Reviewed by Angela Wauchop.
“But tonight the air was precarious. All sandstone shadow, smudgy. She thought that time was like this too, a spongy edge, imprecise, as close and as far as memory. As her dead mother’s face.”
Sometimes, words on a page can be little magical time-travelling contraptions for the lucky reader. Shell, written by Australian author Kristina Olsson, is that kind of experience. The story is enchanting, absorbing and deceptively simple. Its laid-back chapters are gorgeous and nostalgic. Kristina Olsson was winner of the 2014 Nita Kibble Literary Award and the 2013 Queensland Literary Award for Best Nonfiction. Her latest novel, Shell, released on 1 October 2018, is a story that opens up like a flower bud, petal by gentle petal, and reveals intimate and tantalising details of times and places of not so long ago.
Set predominantly in the mid-1960s in Sydney, Shell tells us the story of its two central characters, Pearl and Axel. Pearl is a news reporter for the Telegraph, living in the shadow of her mother’s death when Pearl was only fourteen. Axel is a Swedish immigrant, working on the Sydney Opera House project as a glass artisan. While he is deeply inspired by the Opera House’s Danish architect Jørn Utzon, Axel is also plagued by his own childhood sadness. He desperately wishes to meet the architect face-to-face.
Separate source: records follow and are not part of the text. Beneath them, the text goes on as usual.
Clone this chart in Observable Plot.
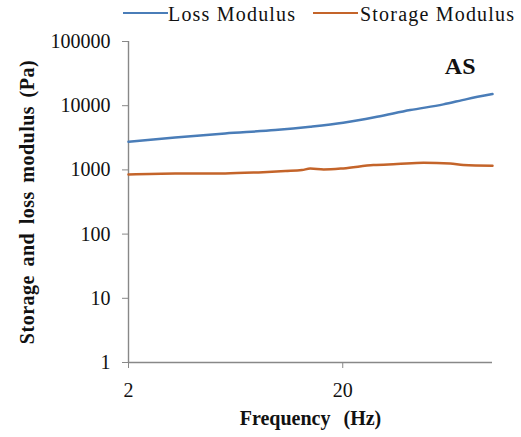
<!DOCTYPE html>
<html>
<head>
<meta charset="utf-8">
<script src="https://cdn.jsdelivr.net/npm/d3@7"></script>
<script src="https://cdn.jsdelivr.net/npm/@observablehq/plot@0.6"></script>
<style>
  html, body { margin: 0; padding: 0; background: #fff; }
  #wrap { width: 521px; height: 437px; overflow: hidden; }
  #legend { position: relative; height: 26px; font-family: "Liberation Serif", "Times New Roman", "DejaVu Serif", serif; font-size: 20px; letter-spacing: 1.2px; color: #111; }
  #legend .sw { position: absolute; top: 11.5px; width: 45px; height: 2.5px; }
  #legend .lb { position: absolute; top: 1px; line-height: 26px; white-space: nowrap; }
  svg text { font-family: "Liberation Serif", "Times New Roman", "DejaVu Serif", serif; }
</style>
</head>
<body>
<div id="wrap">
  <div id="legend"></div>
  <div id="chart"></div>
</div>
<script>
// Series names and colours
const seriesNames = ["Loss Modulus", "Storage Modulus"];
const seriesColors = ["#4a7db8", "#c4642a"];

// Loss modulus (Pa) vs frequency (Hz)
const lossFreq  = [2, 3.3, 5.65, 9.67, 14.1, 20.1, 28.9, 41.3, 59.0, 75.9, 100];
const lossValue = [2740, 3210, 3700, 4170, 4700, 5420, 6710, 8540, 10480, 12670, 15170];

// Storage modulus (Pa) vs frequency (Hz)
const storageFreq  = [2, 3.3, 5.65, 8.09, 10.8, 12.9, 14.1, 16.3, 20.1, 27.8, 35.8, 47.6, 63.4, 73.1, 100];
const storageValue = [851, 882, 882, 914, 958, 993, 1050, 1015, 1055, 1188, 1231, 1290, 1262, 1188, 1158];

// Axis ticks and labels
const xTicks = [2, 20];
const yTicks = [1, 10, 100, 1000, 10000, 100000];
const xDomain = [2, 100];
const yDomain = [1, 100000];
const xTitle = "Frequency (Hz)";
const yTitle = "Storage and loss modulus (Pa)";
const panelLabel = "AS";

const rows = [
  ...lossFreq.map((f, i) => ({series: seriesNames[0], f, v: lossValue[i]})),
  ...storageFreq.map((f, i) => ({series: seriesNames[1], f, v: storageValue[i]}))
];

// Legend (HTML, above the SVG)
const legend = document.getElementById("legend");
const legendPos = [[123, 168], [313, 360]];
seriesNames.forEach((name, i) => {
  const sw = document.createElement("div");
  sw.className = "sw";
  sw.style.left = legendPos[i][0] + "px";
  sw.style.background = seriesColors[i];
  legend.appendChild(sw);
  const lb = document.createElement("span");
  lb.className = "lb";
  lb.style.left = legendPos[i][1] + "px";
  lb.textContent = name;
  legend.appendChild(lb);
});

const axisGrey = "#888";
const serifFont = "'Liberation Serif', 'Times New Roman', 'DejaVu Serif', serif";

const chart = Plot.plot({
  width: 521,
  height: 411,
  marginLeft: 128,
  marginRight: 29,
  marginTop: 15,
  marginBottom: 75,
  style: {fontFamily: serifFont, fontSize: "20px", color: "#111", background: "#fff"},
  x: {type: "log", domain: xDomain},
  y: {type: "log", domain: yDomain},
  color: {domain: seriesNames, range: seriesColors},
  marks: [
    Plot.ruleX([xDomain[0]], {y1: yDomain[0], y2: yDomain[1], stroke: axisGrey, strokeWidth: 1.4}),
    Plot.ruleY([yDomain[0]], {stroke: axisGrey, strokeWidth: 1.4}),
    Plot.axisY({ticks: yTicks, tickFormat: d => String(d), tickSize: 6, tickPadding: 12, stroke: axisGrey, fill: "#111", label: null}),
    Plot.axisX({ticks: xTicks, tickFormat: d => String(d), tickSize: 6, tickPadding: 14, stroke: axisGrey, fill: "#111", label: null}),
    Plot.line(rows, {x: "f", y: "v", z: "series", stroke: "series", strokeWidth: 2.5, curve: "monotone-x"}),
    Plot.text([xTitle], {frameAnchor: "bottom", textAnchor: "middle", lineAnchor: "bottom", dy: 62, fontWeight: "bold", fontSize: 20, fill: "#111"}),
    Plot.text([yTitle], {frameAnchor: "left", textAnchor: "middle", rotate: -90, lineAnchor: "bottom", dx: -95, fontWeight: "bold", fontSize: 20, fill: "#111"}),
    Plot.text([panelLabel], {frameAnchor: "top-right", textAnchor: "end", lineAnchor: "middle", dx: -17, dy: 25, fontWeight: "bold", fontSize: 24, fill: "#111"})
  ]
});
chart.querySelectorAll("text").forEach(t => {
  if (t.textContent === yTitle) { t.style.wordSpacing = "3px"; t.style.letterSpacing = "0.5px"; }
  if (t.textContent === xTitle) { t.style.wordSpacing = "8px"; }
});
document.getElementById("chart").appendChild(chart);
</script>
</body>
</html>
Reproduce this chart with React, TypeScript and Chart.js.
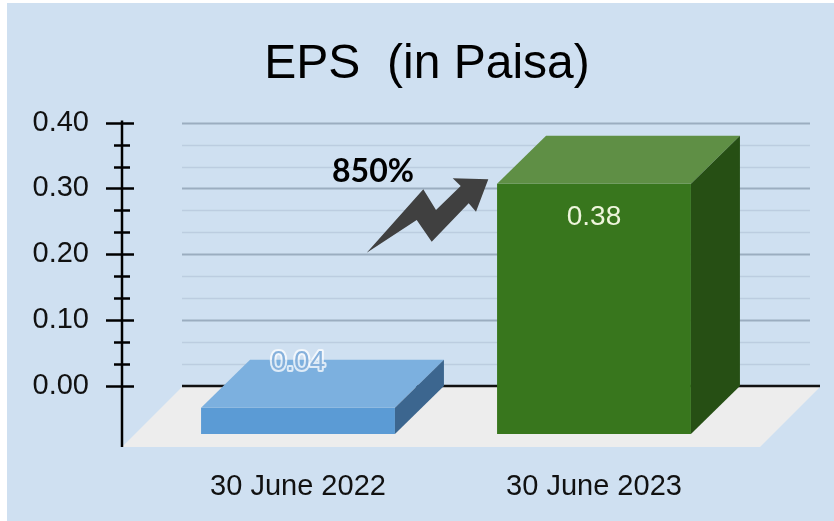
import React, { useEffect, useRef } from 'react';
import { Chart, registerables } from 'chart.js';

Chart.register(...registerables);

// ---- data ----
const categories = ['30 June 2022', '30 June 2023'];
const epsValues = [0.04, 0.38];
const valueLabels = ['0.04', '0.38'];
const yTicks = [0, 0.1, 0.2, 0.3, 0.4];
const growthLabel = '850%';
const titleText = 'EPS  (in Paisa)';

// ---- styles ----
const FONT = '"Liberation Sans", Arial, sans-serif';
const BG = '#cfe0f1';
const FRONT = ['#5b9bd5', '#38761d'];
const TOP = ['#7cb0df', '#5f8f45'];
const SIDE = ['#3c668f', '#264f14'];
const DX = 49;
const DY = 48;

const threeD = {
  id: 'threeD',
  beforeDraw(chart: any) {
    const { ctx, width, height } = chart;
    ctx.save();
    ctx.fillStyle = BG;
    ctx.fillRect(0, 0, width, height);
    ctx.restore();
  },
  beforeDatasetsDraw(chart: any) {
    const { ctx, chartArea: ca, scales } = chart;
    const y = scales.y;
    const y0 = y.getPixelForValue(0);
    const backL = ca.left + 32;
    const backR = ca.right + 78;
    const gridR = ca.right + 68;
    const frontL = ca.left - 28;
    const frontR = ca.right + 18;
    ctx.save();
    // gridlines (major + 2 minor per step)
    for (let i = 0; i < yTicks.length; i++) {
      for (let k = 0; k < 3; k++) {
        if (i === yTicks.length - 1 && k > 0) break;
        const v = yTicks[i] + (k * (yTicks[1] - yTicks[0])) / 3;
        if (v === 0) continue;
        const py = Math.round(y.getPixelForValue(v)) + 0.5;
        ctx.beginPath();
        ctx.strokeStyle = k === 0 ? '#9badc0' : '#bccde0';
        ctx.lineWidth = k === 0 ? 2 : 1.5;
        ctx.moveTo(backL, py);
        ctx.lineTo(gridR, py);
        ctx.stroke();
      }
    }
    // floor
    ctx.beginPath();
    ctx.fillStyle = '#ededed';
    ctx.moveTo(frontL, y0 + 61);
    ctx.lineTo(frontR, y0 + 61);
    ctx.lineTo(backR, y0 + 1);
    ctx.lineTo(backL, y0 + 1);
    ctx.closePath();
    ctx.fill();
    // zero line
    ctx.beginPath();
    ctx.strokeStyle = '#111';
    ctx.lineWidth = 2.5;
    ctx.moveTo(backL, y0);
    ctx.lineTo(backR, y0);
    ctx.stroke();
    ctx.restore();
    // front faces are drawn by chart.js, shifted forward
    ctx.save();
    ctx.translate(0, DY);
  },
  afterDatasetsDraw(chart: any) {
    const { ctx, chartArea: ca, scales } = chart;
    ctx.restore();
    const y = scales.y;
    const meta = chart.getDatasetMeta(0);
    ctx.save();
    meta.data.forEach((el: any, i: number) => {
      const l = el.x - el.width / 2;
      const r = el.x + el.width / 2;
      const top = el.y;
      const base = el.base;
      // top face
      ctx.beginPath();
      ctx.fillStyle = TOP[i];
      ctx.moveTo(l, top + DY);
      ctx.lineTo(r, top + DY);
      ctx.lineTo(r + DX, top);
      ctx.lineTo(l + DX, top);
      ctx.closePath();
      ctx.fill();
      // side face
      ctx.beginPath();
      ctx.fillStyle = SIDE[i];
      ctx.moveTo(r, top + DY);
      ctx.lineTo(r + DX, top);
      ctx.lineTo(r + DX, base);
      ctx.lineTo(r, base + DY);
      ctx.closePath();
      ctx.fill();
    });
    // value labels
    ctx.font = `28px ${FONT}`;
    ctx.textAlign = 'center';
    ctx.textBaseline = 'middle';
    meta.data.forEach((el: any, i: number) => {
      const frontH = el.base - el.y;
      if (frontH < 60) {
        const ly = el.y + 3;
        ctx.lineJoin = 'round';
        ctx.strokeStyle = 'rgba(255,255,255,0.75)';
        ctx.lineWidth = 4;
        ctx.strokeText(valueLabels[i], el.x, ly);
        ctx.fillStyle = '#86b1dc';
        ctx.fillText(valueLabels[i], el.x, ly);
      } else {
        ctx.fillStyle = '#eef5dc';
        ctx.fillText(valueLabels[i], el.x, el.y + DY + 34);
      }
    });
    // y axis line + ticks
    const ax = ca.left - 28;
    const y0 = y.getPixelForValue(0);
    ctx.strokeStyle = '#000';
    ctx.lineWidth = 2.5;
    ctx.beginPath();
    ctx.moveTo(ax, y.getPixelForValue(yTicks[yTicks.length - 1]) - 2);
    ctx.lineTo(ax, y0 + 61);
    ctx.stroke();
    for (let i = 0; i < yTicks.length; i++) {
      for (let k = 0; k < 3; k++) {
        if (i === yTicks.length - 1 && k > 0) break;
        const v = yTicks[i] + (k * (yTicks[1] - yTicks[0])) / 3;
        const py = Math.round(y.getPixelForValue(v)) + 0.5;
        ctx.beginPath();
        if (k === 0) {
          ctx.moveTo(ax - 16, py);
          ctx.lineTo(ax + 12, py);
        } else {
          ctx.moveTo(ax - 8, py);
          ctx.lineTo(ax + 8, py);
        }
        ctx.stroke();
      }
    }
    // growth annotation
    ctx.fillStyle = '#000';
    ctx.font = `bold 32px Lato, "Open Sans", sans-serif`;
    ctx.fillText(growthLabel, 366, 169);
    const arrow = [
      [359.7, 249.7], [416.3, 186.3], [429, 207], [453.7, 183], [445.7, 175.3],
      [481.3, 176.3], [469, 208.7], [461.7, 200.3], [424.7, 238.7], [409.7, 217],
    ];
    ctx.beginPath();
    ctx.fillStyle = '#404040';
    arrow.forEach(([px, py], j) => (j ? ctx.lineTo(px, py) : ctx.moveTo(px, py)));
    ctx.closePath();
    ctx.fill();
    ctx.restore();
  },
};

export default function App() {
  const ref = useRef<HTMLCanvasElement>(null);
  useEffect(() => {
    const chart = new Chart(ref.current as HTMLCanvasElement, {
      type: 'bar',
      data: {
        labels: categories,
        datasets: [
          {
            data: epsValues,
            backgroundColor: FRONT,
            borderWidth: 0,
            barPercentage: 0.655,
            categoryPercentage: 1,
            clip: false as any,
          },
        ],
      },
      options: {
        responsive: false,
        animation: false,
        devicePixelRatio: 1,
        events: [],
        layout: { padding: { left: 13, right: 0, top: 0, bottom: 0 } },
        plugins: {
          legend: { display: false },
          tooltip: { enabled: false },
          title: {
            display: true,
            text: titleText,
            color: '#000',
            font: { family: FONT, size: 48, weight: 'normal' },
            padding: { top: 33, bottom: 29 },
          },
        },
        scales: {
          x: {
            grid: { display: false },
            border: { display: false },
            ticks: { color: '#111', font: { family: FONT, size: 29 }, padding: 76, maxRotation: 0 },
            afterFit: (s: any) => {
              s.height = 135;
            },
          },
          y: {
            min: 0,
            max: 0.4,
            grid: { display: false },
            border: { display: false },
            afterBuildTicks: (s: any) => {
              s.ticks = yTicks.map((v) => ({ value: v }));
            },
            ticks: {
              color: '#111',
              font: { family: FONT, size: 29 },
              padding: 53,
              callback: (v: any) => Number(v).toFixed(2),
            },
            afterFit: (s: any) => {
              s.width = 130;
            },
          },
          yRight: {
            position: 'right',
            display: true,
            grid: { display: false },
            border: { display: false },
            ticks: { display: false },
            afterFit: (s: any) => {
              s.width = 92;
            },
          },
        },
      } as any,
      plugins: [threeD],
    });
    return () => chart.destroy();
  }, []);
  return (
    <div style={{ position: 'fixed', left: 7, top: 3, width: 827, height: 518 }}>
      <canvas ref={ref} width={827} height={518} style={{ display: 'block' }} />
    </div>
  );
}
It is quickly apparent, and even confronting at first, that Shell is written in a uniquely literary style. Many fragments and phrases are intermingled with beautiful long and short sentences. This style is enticing. It makes the reader eager to read on, to find out more, and it gives the story an ease of momentum and the perfect pace. The nostalgic feel of the book is authentic and tangible—electric jugs; cats eye glasses; typewriter covers; black Bakelite telephones; a gin and tonic with lunch, and then back to work at the office. The story even had me marvelling at the thought of the slow and bulky computers, state-of-the-art, the size of an entire room!
As the characters’ stories are revealed, so too are authentic descriptions of Australian imagery, and more importantly, of the way things and people were and still are. I wonder if anything has really changed in fifty years, for Axel theorises that Australians can treat art with disdain, and that the people around him at the time only desired ‘sameness’ and to ‘live life on the surface’. Axel poignantly asks if Australians are afraid to look into the heart of the country ‘to hear the old stories, to see what was inscribed on their own hearts and land’.
Today, the Sydney Opera House is arguably one of Australia’s most unique and memorable buildings. Yet, Kristina Olsson manages to bring to life and portray the Opera House, even in its incomplete bare bones of construction. Its empty shells and unfinished white sails mingle with blokes in hard hats and dusty work boots, talk of Vietnam and what’s for smoko. It is difficult to resist being transported back there. It is hard not to wonder.